Et ce qui complique la chose c’est que l’on a à faire à un temps qui n’est absolument pas linéaire. Si je reviens à ma patiente avec son bébé mort, il lui aura fallu pour dénouer les choses avec sa fille, plusieurs temps :

1- La rencontre avec un analyste.

2- La mort de la grand-mère (qui est venu reconvoquer une autre mort, c’est la question de l’après-coup dans le trauma).

3- Que j’en entende quelque chose.

Pourrait-il  arriver un temps où la notion de temps psychique paraitrait aussi incongrue que d’aller à la pêche à trois jours de marche ?

Et la me viens cette phrase de Françoise Davoine et Jean-Max Gaudillière : « ce qui ne peut se dire, ne peut se taire ». Ce qui ouvre à la question de la folie et du passage à l’acte. Peut-être que ces hommes et ces femmes que l’on appelle les SDF, nous disent déjà quelque chose de ça, de ce qu’ils sont de plus en plus nombreux depuis que l’hôpital psychiatrique ne peut plus faire asile.

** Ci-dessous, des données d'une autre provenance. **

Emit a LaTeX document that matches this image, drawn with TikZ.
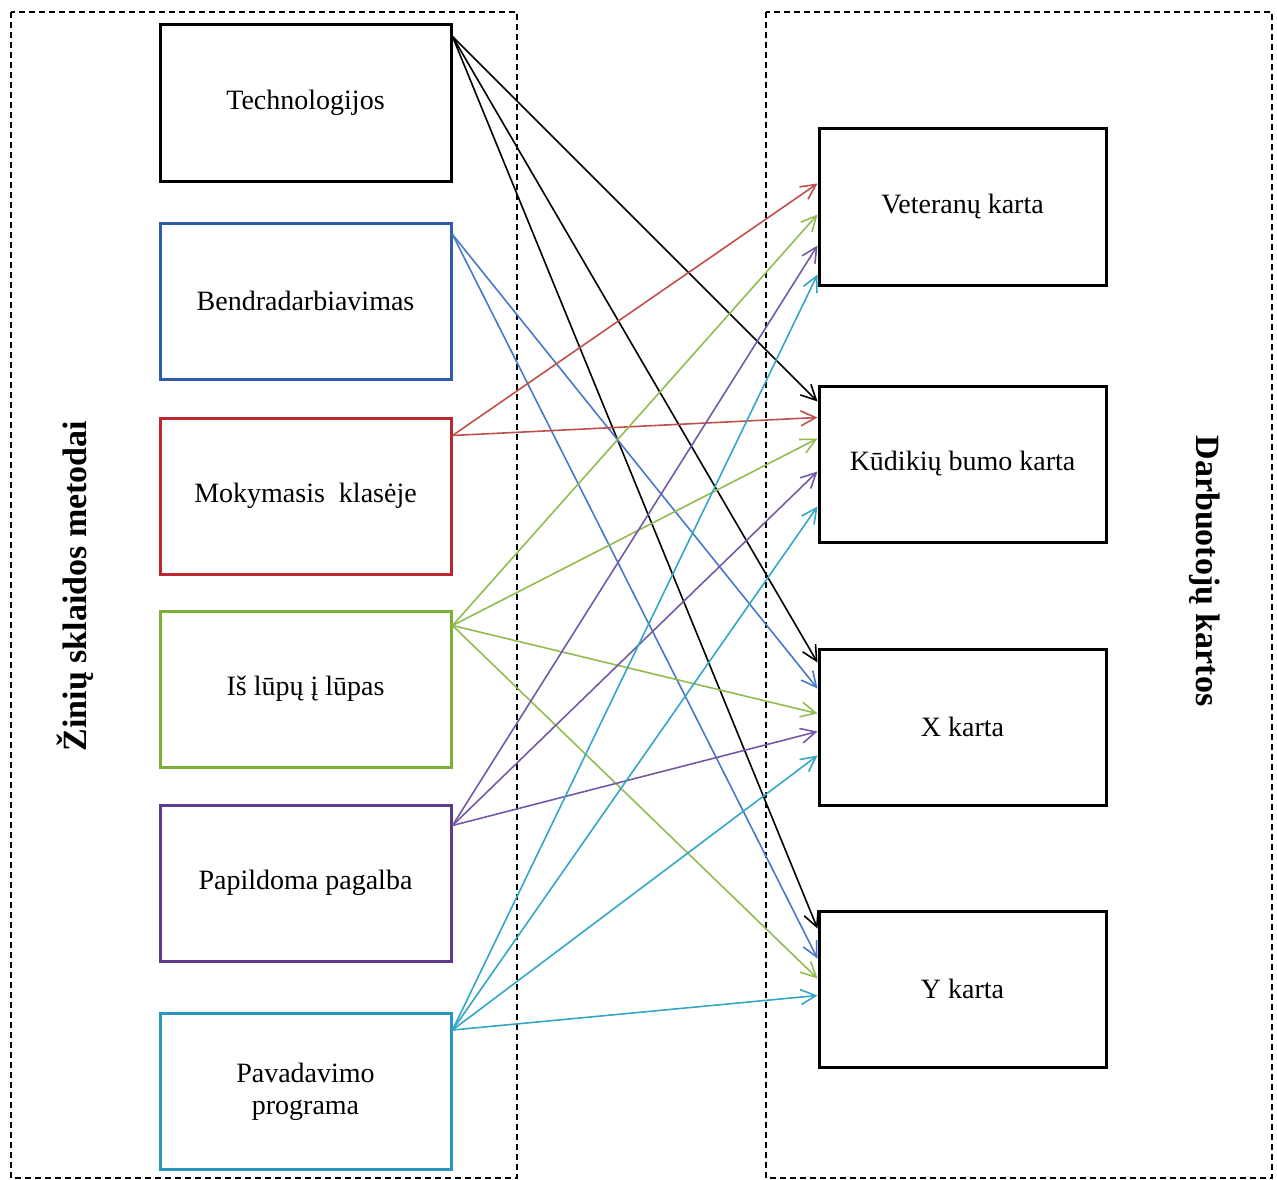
\documentclass[tikz,border=0pt]{standalone}
\usepackage{fontspec}
\setmainfont{Liberation Serif}
\usetikzlibrary{arrows.meta,calc}
\definecolor{cblueB}{HTML}{2F5DAE}
\definecolor{cblueL}{HTML}{4A78C8}
\definecolor{credB}{HTML}{B8282E}
\definecolor{credL}{HTML}{C0504D}
\definecolor{cgreenB}{HTML}{7DAF35}
\definecolor{cgreenL}{HTML}{92BC50}
\definecolor{cpurpB}{HTML}{5E3A8E}
\definecolor{cpurpL}{HTML}{7659A6}
\definecolor{ctealB}{HTML}{2C96BE}
\definecolor{ctealL}{HTML}{35A7C6}
\tikzset{
  box/.style={draw, line width=3pt, minimum width=291pt, minimum height=156pt, inner sep=0pt,
    align=center, font=\fontsize{28}{32}\selectfont},
  rbox/.style={box, minimum width=287pt},
  con/.style={line width=1.6pt, -{Straight Barb[length=15pt,width=15pt,line width=1.6pt]}},
  frame/.style={draw, dashed, line width=1.2pt, dash pattern=on 6pt off 4pt},
  side/.style={font=\bfseries\fontsize{34}{40}\selectfont}
}
\begin{document}
\begin{tikzpicture}[x=1pt,y=-1pt]
\useasboundingbox (0,0) rectangle (1277,1180);
\draw[frame] (11,12) rectangle (517,1178);
\draw[frame] (766,12) rectangle (1272,1178);
% left boxes
\node[box] (tech) at (305.5,103) {Technologijos};
\node[box,draw=cblueB] (bend) at (305.5,301) {Bendradarbiavimas};
\node[box,draw=credB] (mok) at (305.5,496) {Mokymasis\ \ klasėje};
\node[box,draw=cgreenB] (lup) at (305.5,689) {Iš lūpų į lūpas};
\node[box,draw=cpurpB] (pap) at (305.5,883) {Papildoma pagalba};
\node[box,draw=ctealB] (pav) at (305.5,1091.5) {Pavadavimo\\programa};
% right boxes
\node[rbox] (vet) at (962.5,207) {Veteranų karta};
\node[rbox] (kud) at (962.5,464) {Kūdikių bumo karta};
\node[rbox] (xk) at (962.5,727) {X karta};
\node[rbox] (yk) at (962.5,989) {Y karta};
% side labels
\node[side,rotate=90] (lt) at (75,586) {Žinių sklaidos metodai};
\node[side,rotate=-90] (rt) at (1205,571) {Darbuotojų kartos};
% start coordinates
\coordinate (s1) at ([yshift=-13pt]tech.north east);
\coordinate (s2) at ([yshift=-13pt]bend.north east);
\coordinate (s3) at ([yshift=-19pt]mok.north east);
\coordinate (s4) at ([yshift=-16pt]lup.north east);
\coordinate (s5) at ([yshift=-22pt]pap.north east);
\coordinate (s6) at ([yshift=-18pt]pav.north east);
% black
\draw[con] (s1) -- ([yshift=-17pt]kud.north west);
\draw[con] (s1) -- ([yshift=-15pt]xk.north west);
\draw[con] (s1) -- ([yshift=-19pt]yk.north west);
% blue
\draw[con,cblueL] (s2) -- ([yshift=-41pt]xk.north west);
\draw[con,cblueL] (s2) -- ([yshift=-49pt]yk.north west);
% red
\draw[con,credL] (s3) -- ([yshift=-56pt]vet.north west);
\draw[con,credL] (s3) -- ([yshift=-33pt]kud.north west);
% green
\draw[con,cgreenL] (s4) -- ([yshift=-87pt]vet.north west);
\draw[con,cgreenL] (s4) -- ([yshift=-54pt]kud.north west);
\draw[con,cgreenL] (s4) -- ([yshift=-66pt]xk.north west);
\draw[con,cgreenL] (s4) -- ([yshift=-69pt]yk.north west);
% purple
\draw[con,cpurpL] (s5) -- ([yshift=-118pt]vet.north west);
\draw[con,cpurpL] (s5) -- ([yshift=-87pt]kud.north west);
\draw[con,cpurpL] (s5) -- ([yshift=-84pt]xk.north west);
% teal
\draw[con,ctealL] (s6) -- ([yshift=-147pt]vet.north west);
\draw[con,ctealL] (s6) -- ([yshift=-122pt]kud.north west);
\draw[con,ctealL] (s6) -- ([yshift=-108pt]xk.north west);
\draw[con,ctealL] (s6) -- ([yshift=-86pt]yk.north west);
\end{tikzpicture}
\end{document}
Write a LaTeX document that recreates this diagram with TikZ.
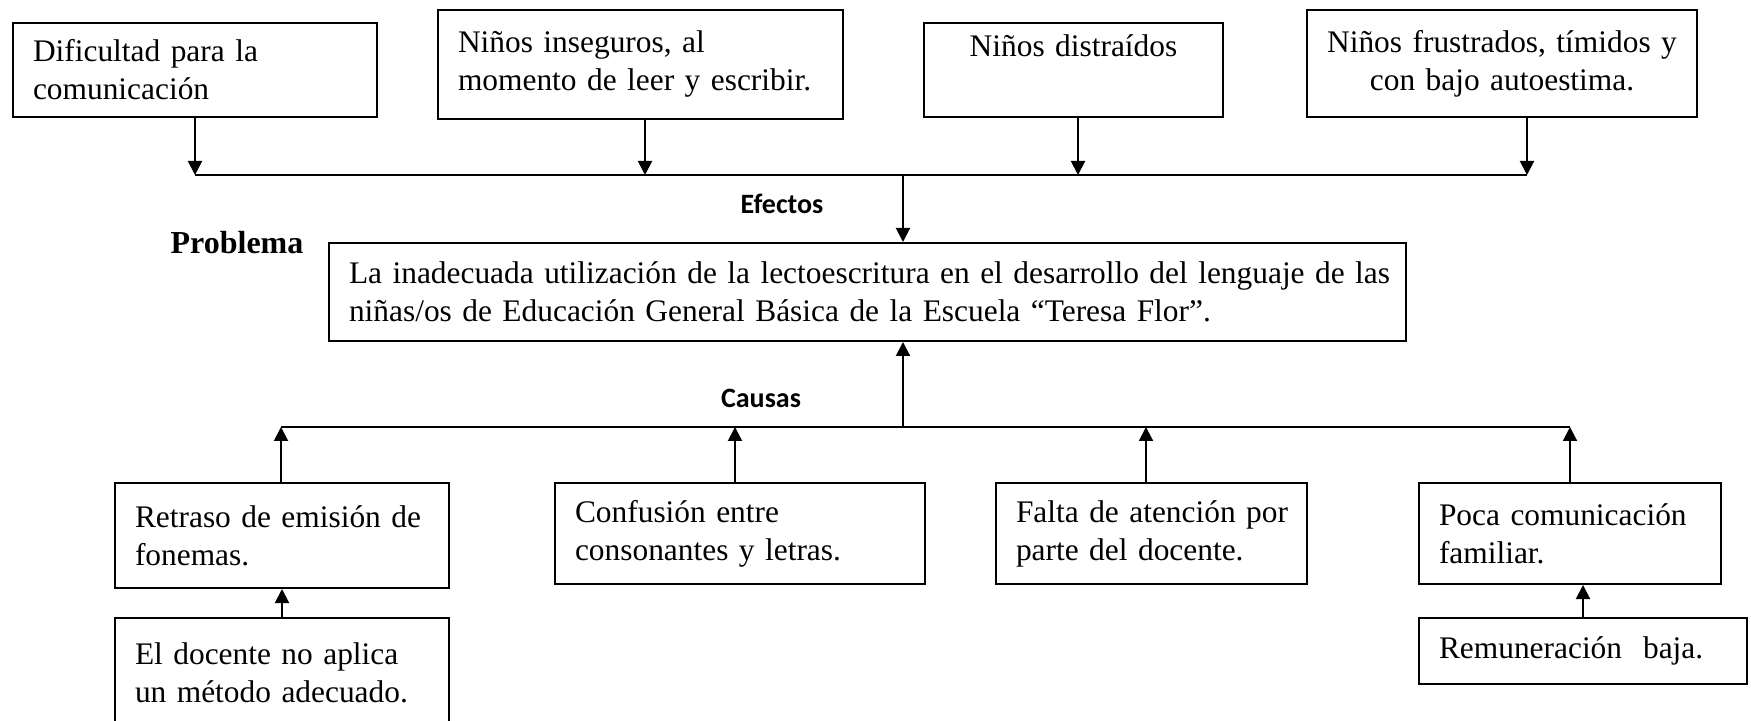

Par rapport à la question du passage à l’acte et du manque de temps je vous conseille le film Hippocrate, qui rend compte de manière exemplaire de la pression hospitalière et comment à un moment donné le seul moyen de se faire entendre c’est de péter un plomb. La situation est tellement verrouillée qu’il faudra qu’il y en ait un qui fasse le sacrifice de son corps, pour que les choses bougent.

Parce que nous sommes dans une incapacité à nous auto engendrer et sommes les fils et les filles non seulement des amours et des guerres domestiques mais aussi les fils et les filles de notre siècle, c’est à dire des grandes guerres, des génocides, de la guerre d’Algérie, de l’industrialisation, de la désindustrialisation, du sida, du management …… Que sais-je, nous sommes les héritiers de ce qui c’est écrit avant nous, mais nous sommes aussi les héritiers de ce qui n’a pas pu s’écrire et mon propos d’aujourd’hui concernait très précisément le destin de ce qui n’a pas pu s’écrire et qui a à voir avec le registre du réel.

Où il s’agit peut-être de transformer autant que faire se peut, le hurlement en résonnement, c’est-à-dire non pas en raisonnement mais en tintement.

[1] Roberto Aceituno (universitaire chilien qui travaille sur la question des disparus, des détenus politiques au Chili sous Pinochet entre 73 et 77).

[2] S. Rabinovitch, la folie du transfert, Ramonville Saint-Agne, Erès, 2006, P.153.